ベンチャー精神と民族主義
内外を騒がせている韓国の”黄禺錫事件”に韓国国民は複雑な思いを抱いている。
世界最先端技術−「ES細胞開発」の誇りが一挙に"世界的な詐欺劇"に暗転したからだ。
しかし世論の底流には黄教授に対する支持と未練が根強い。そこには韓国人にとって
民族的な"見果てぬ夢"がある。
いまなおインターネット世界では若者世代による黄教授に対する支持と批判の大論争
が延々と展開されているが、ある"ネティズン"(ネット市民)はネットに
こんな"小説"を寄せている。
「黄教授の名前が人びとの記憶から忘れ去られていた二〇一〇年秋、難治病患者たち
のなかで金剛山観光に行ってきて完治したという奇跡のような話が広がった。金剛山に
万病に効くわき水があるといったウワサも流れたが完治した人たちは沈黙していた」
「しかし完治患者が千人に達したとき、韓国政府は世界を驚かせる発表をした。黄教授
の才能を惜しんだ政府が、北朝鮮の協力を得てひそかに金剛山に秘密研究所を設置し
研究を続けさせていたのだ。この秘密は北朝鮮の積極的な協力で守られ、黄教授はつ
いにES細胞の大量生産に成功した」
「神経損傷、顔面やけど、糖尿病による足切断など、あらゆる障害や難治病がES細胞
培養で作られた新しい組織や臓器の移植で続々と完治し、世界中から患者が韓国を
訪れるようになった。その治療予約患者は一年で一億人を超えた。また黄教授チームは
ES細胞で次々と新薬開発に成功し大もうけした。世界中の生命工学者や病院が巨額の
特許料を韓国に支払うようになった」
「二〇〇五年、黄教授疑惑事件でたもとを分かった米ピッツバーグ大教授や黄教授の
疑惑を暴露した韓国の研究者たちは、米政府やCIAから莫大な支援を得たにもかかわら
ずES細胞開発には失敗し破産した。
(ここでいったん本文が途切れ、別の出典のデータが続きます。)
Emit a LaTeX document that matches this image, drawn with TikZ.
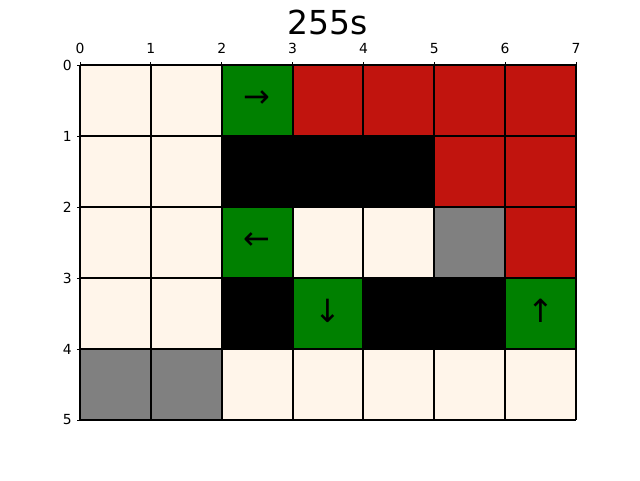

ES細胞を基にした新医療産業による利益はサムス
ン電子の三百倍を超え、世界の金融機関が投資を競い韓国と北朝鮮の南北当局は断る
のに苦覚するほどだった」
「南北は世界のバイオテクノロジーの中心になり、それで得た資金により北朝鮮経済は
急速に成長し南北を合わせた経済力は日本を上回った。北朝鮮には資本主義経済が
広がり共産主義が衰退し、開放によって民主主義体制に変化し始めた。北朝鮮は毎年
30パーセントの高度成長を続け、専門家たちは南北統一も数年内に可能と展望するよう
になった」
「米国や日本の先端大企業は韓国企業に買収されたり、生産基地を韓国や北朝鮮に
移す企業が増え空洞化が進んだ。このため日米から韓国への密航や不法滞在が急増
し、日米の大使はしばしば韓国政府に呼ばれ注意されるようになった。急成長していた
中国も利益の半分以上を韓国に特許料として支払い、韓国との間の技術格差は広がった
中東の油田や豪州の鉄鉱、ウラン鉱山、アフリカの金鉱山など世界の資源のほとんどが
韓国企業の所有になった」
「中国の東北地方やロシアのシベリア南東部は完全に韓国経済の支配下に入り、
これらの地域の地方政府や住民は本国より韓国との関係強化を望むようになった。
住民投票で韓国に併合してもらおうという世論が高まり中国やロシア政府は戦々
恐々だ」
「今やあらゆる企業が黄教授の顔色をうかがい、疑惑を最初に提起し黄教授を追い
落としたMBCテレビには広告を出さなくなったためMBCは倒産した。黄教授チームの
経済力と収益はビル・ゲイツのマイクロソフト社の三十倍にもなり、黄教授がクシャミを
するとニューヨークや東京の株式市場が暴落し"鳥インフルエンザ"にかかるというのが
今日の姿である…」
一足早い韓国人の"初夢"みたいなお話だが、韓国の若い世代の民族感情が出ていて
すこぶる興味深い。とくに北朝鮮に対する見方に注目してほしい。韓国における近年の
対北融和ムードの背景に億こんな北朝鮮観があるのだ。そして米国、日本、中国を
おしのけての大国・韓国。とくに、北方大陸への拡大。黄教授は韓国人たちにそんな
夢まで与えたのだ。
黄教授は顔もいいし物言いもはっきりしていい。若々しく覇気を感じさせる。カリスマ的な
のだ。疑惑の渦中で「それでもES細胞技術は大韓民国のものです!」と大見えを切って
いる。「それでも地球は回る!」と地動説を支持したガリレオや「板垣死すとも自由は死せ
ず!」といった板垣退助みたいだ。
国際的な"詐欺ドラマ"になりつつある黄教授事件は韓国社会のベンチャー精神と過剰
な民族主義の勇み足だった。しかし夢を見させてくれたのだからいいではないか。